Le Président (M. Picard) : 20 secondes.

Mme Roy (Montarville) : Ah là là! 20 secondes! Juste le temps de vous remercier...

Des voix : Ha, ha, ha!

Mme Roy (Montarville) : Merci infiniment, merci pour votre présentation.

M. Le Clerc (Roger) : Fait plaisir.

Mme Roy (Montarville) : Oui, voulez-vous ajouter quelque chose?

Mme Kokoun (Georgina) : On aimerait ajouter une autre catégorie qu'on a oubliée, ce sont les...

M. Le Clerc (Roger) : Oui, que j'ai oubliée.

Mme Kokoun (Georgina) : ...ce sont les immigrants qui viennent d'autres provinces.

Mme Weil : ...pas des immigrants, là.

Mme Kokoun (Georgina) : Bien, si. Il y a certains qui quittent ici, qui partent et qui reviennent.

Mme Weil : Ils n'ont pas un CSQ.

M. Le Clerc (Roger) : Non, mais le problème est justement là. Parce qu'ils n'ont pas le statut... C'est des gens qui sont anglophones, pour la très grande majorité, qui veulent apprendre le français et qui n'ont pas accès à nos cours. Il y aurait peut-être, là, lieu de regarder est-ce qu'il y a quelque chose de possible. Je comprends qu'ils ne sont pas immigrants, ils...

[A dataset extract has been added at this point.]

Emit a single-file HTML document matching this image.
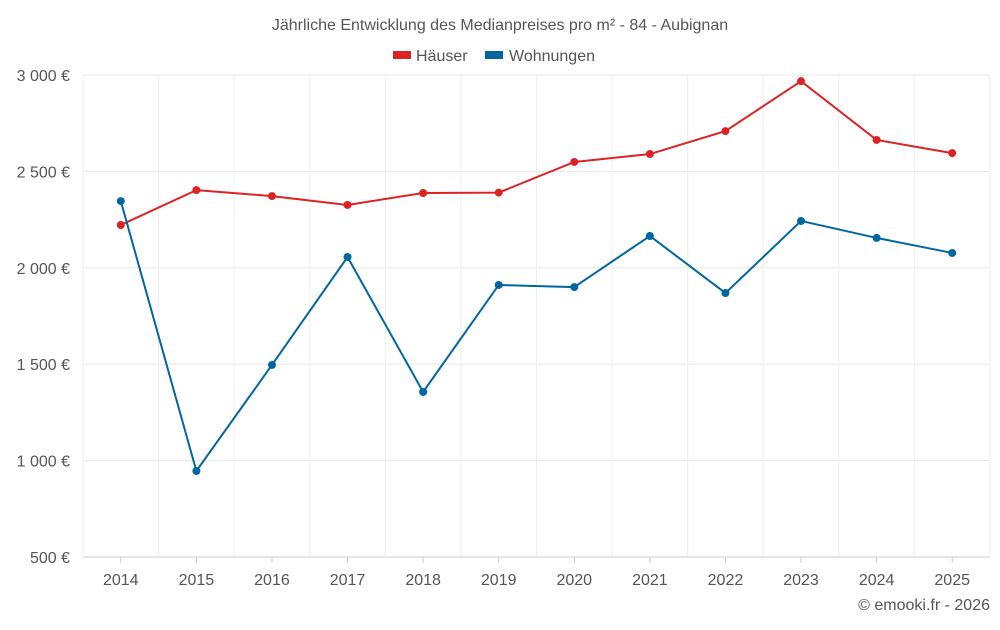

Mme Weil : Bien, pour la société québécoise généralement, est-ce qu'il y a quelque chose à offrir.

M. Le Clerc (Roger) : Oui.

Le Président (M. Picard) : Donc, je vous remercie pour votre contribution aux travaux de la commission.

Et la commission ajourne ses travaux au mardi 2 février 2016, à 10 h 15, afin de poursuivre son mandat. Bonne soirée.